Industry Seeks Regulatory Clarity Directly from Agencies Faced with legislative gridlock on the CLARITY Act, Web3 policy groups and companies are bypassing Congress and engaging directly with the CFTC to secure safe harbors and exemptions for on-chain developers and non-custodial wallets.
Developer Liability Remains a Contested Legal Frontier A parallel push is underway in the Senate to preserve developer safe harbors within the CLARITY Act, highlighting the critical, unresolved question of whether writing and publishing open-source code constitutes a regulated financial activity.
Identity Verification Emerges as a Core DAO Operational Challenge As DAOs mature, the need for robust identity verification is becoming a central operational issue. The focus is on balancing decentralization with the need to prevent Sybil attacks and meet growing compliance demands.
Europe's Regulators Turn to Operational Enforcement Following the EU's finalization of GDPR rules for blockchain, which challenges immutability, regulators are now scrutinizing crypto custodians under the DORA framework, signaling a shift from rule-making to active operational oversight.

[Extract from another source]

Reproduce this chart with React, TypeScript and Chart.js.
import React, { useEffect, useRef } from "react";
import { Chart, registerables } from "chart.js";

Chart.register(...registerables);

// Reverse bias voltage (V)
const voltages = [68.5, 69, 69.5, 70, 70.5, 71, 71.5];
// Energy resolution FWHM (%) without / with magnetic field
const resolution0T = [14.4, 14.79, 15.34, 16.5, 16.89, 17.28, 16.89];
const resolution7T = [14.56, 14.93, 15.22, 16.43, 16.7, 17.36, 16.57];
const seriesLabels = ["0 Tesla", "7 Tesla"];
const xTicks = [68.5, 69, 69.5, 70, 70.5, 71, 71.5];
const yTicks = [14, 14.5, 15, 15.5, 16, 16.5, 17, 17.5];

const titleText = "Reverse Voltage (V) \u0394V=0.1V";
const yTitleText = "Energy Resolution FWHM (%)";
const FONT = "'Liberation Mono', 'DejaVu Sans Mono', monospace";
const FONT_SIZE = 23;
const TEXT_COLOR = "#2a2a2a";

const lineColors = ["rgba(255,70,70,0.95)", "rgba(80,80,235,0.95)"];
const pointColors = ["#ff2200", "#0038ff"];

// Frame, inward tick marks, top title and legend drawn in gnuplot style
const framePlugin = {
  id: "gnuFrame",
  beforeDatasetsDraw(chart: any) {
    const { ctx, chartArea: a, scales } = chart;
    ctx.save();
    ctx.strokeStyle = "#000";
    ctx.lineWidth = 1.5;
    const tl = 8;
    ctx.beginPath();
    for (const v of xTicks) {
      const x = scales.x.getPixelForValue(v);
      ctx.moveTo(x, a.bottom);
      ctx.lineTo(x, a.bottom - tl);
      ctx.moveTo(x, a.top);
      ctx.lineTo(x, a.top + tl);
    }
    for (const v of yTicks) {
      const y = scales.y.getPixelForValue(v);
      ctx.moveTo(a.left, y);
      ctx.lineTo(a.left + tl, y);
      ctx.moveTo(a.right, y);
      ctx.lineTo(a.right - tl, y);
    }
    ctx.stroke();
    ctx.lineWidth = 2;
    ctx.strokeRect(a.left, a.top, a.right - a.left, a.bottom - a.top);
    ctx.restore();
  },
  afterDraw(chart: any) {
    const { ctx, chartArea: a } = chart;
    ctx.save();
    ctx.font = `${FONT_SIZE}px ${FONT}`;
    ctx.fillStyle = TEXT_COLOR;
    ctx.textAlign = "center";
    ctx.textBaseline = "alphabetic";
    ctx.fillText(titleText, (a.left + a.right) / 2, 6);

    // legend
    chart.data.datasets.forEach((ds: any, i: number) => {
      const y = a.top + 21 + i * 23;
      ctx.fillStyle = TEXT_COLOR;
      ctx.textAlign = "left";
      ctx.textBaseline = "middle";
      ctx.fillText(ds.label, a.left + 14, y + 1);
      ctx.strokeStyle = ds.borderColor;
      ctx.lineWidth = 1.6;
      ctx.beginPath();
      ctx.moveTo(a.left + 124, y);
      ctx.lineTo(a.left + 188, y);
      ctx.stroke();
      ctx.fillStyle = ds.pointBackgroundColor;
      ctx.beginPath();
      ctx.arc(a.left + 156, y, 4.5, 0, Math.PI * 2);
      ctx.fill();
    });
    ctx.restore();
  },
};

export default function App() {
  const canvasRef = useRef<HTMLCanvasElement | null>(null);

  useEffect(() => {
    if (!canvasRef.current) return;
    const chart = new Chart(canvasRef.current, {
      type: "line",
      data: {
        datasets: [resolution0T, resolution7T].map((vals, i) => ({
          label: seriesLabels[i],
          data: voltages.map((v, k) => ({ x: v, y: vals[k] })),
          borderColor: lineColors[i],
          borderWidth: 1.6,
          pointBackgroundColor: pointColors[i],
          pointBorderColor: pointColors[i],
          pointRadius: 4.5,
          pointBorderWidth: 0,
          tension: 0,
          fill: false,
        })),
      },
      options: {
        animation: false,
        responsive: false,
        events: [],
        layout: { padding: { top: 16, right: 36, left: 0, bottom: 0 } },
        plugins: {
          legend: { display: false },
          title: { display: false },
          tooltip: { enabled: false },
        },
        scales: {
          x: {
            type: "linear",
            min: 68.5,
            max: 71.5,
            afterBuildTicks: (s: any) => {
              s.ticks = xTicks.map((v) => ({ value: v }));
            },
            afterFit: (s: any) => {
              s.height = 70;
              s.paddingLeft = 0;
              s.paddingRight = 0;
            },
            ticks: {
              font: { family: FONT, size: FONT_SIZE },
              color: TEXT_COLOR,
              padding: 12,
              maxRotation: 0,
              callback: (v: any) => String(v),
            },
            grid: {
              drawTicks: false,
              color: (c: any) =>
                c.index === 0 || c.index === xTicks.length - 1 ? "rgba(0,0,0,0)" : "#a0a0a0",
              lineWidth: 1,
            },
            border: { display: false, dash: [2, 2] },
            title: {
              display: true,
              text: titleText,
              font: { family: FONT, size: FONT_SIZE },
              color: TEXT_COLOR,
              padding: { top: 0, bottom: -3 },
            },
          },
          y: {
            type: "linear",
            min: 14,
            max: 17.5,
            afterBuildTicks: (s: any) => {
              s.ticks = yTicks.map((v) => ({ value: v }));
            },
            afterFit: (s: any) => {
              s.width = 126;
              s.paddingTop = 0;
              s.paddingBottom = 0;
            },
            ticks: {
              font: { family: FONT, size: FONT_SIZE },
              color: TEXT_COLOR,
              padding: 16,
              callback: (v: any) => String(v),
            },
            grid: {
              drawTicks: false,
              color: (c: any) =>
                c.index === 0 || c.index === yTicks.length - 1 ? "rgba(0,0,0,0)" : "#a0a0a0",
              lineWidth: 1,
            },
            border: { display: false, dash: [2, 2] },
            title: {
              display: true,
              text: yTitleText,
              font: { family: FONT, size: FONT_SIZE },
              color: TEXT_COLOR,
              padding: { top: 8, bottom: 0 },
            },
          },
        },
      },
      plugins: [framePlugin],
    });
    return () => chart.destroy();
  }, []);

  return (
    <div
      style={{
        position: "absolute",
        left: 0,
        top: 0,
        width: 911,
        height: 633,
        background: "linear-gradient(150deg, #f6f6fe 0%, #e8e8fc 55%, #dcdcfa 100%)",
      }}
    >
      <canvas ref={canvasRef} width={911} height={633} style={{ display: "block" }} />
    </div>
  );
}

AI Agent Infrastructure Focuses on Dispute Resolution With the rise of agentic commerce, new infrastructure like the 'Internet Court' is emerging to handle dispute resolution between AI agents, tackling a critical operational bottleneck for autonomous systems.
What to Expect
2026-07-15—DTCC is set to begin limited production transactions for tokenized real securities.
2026-07-20—Potential Senate floor vote on the CLARITY Act is anticipated around this date.
September 1, 2026—Russia's new crypto transaction reporting rules are slated to take effect.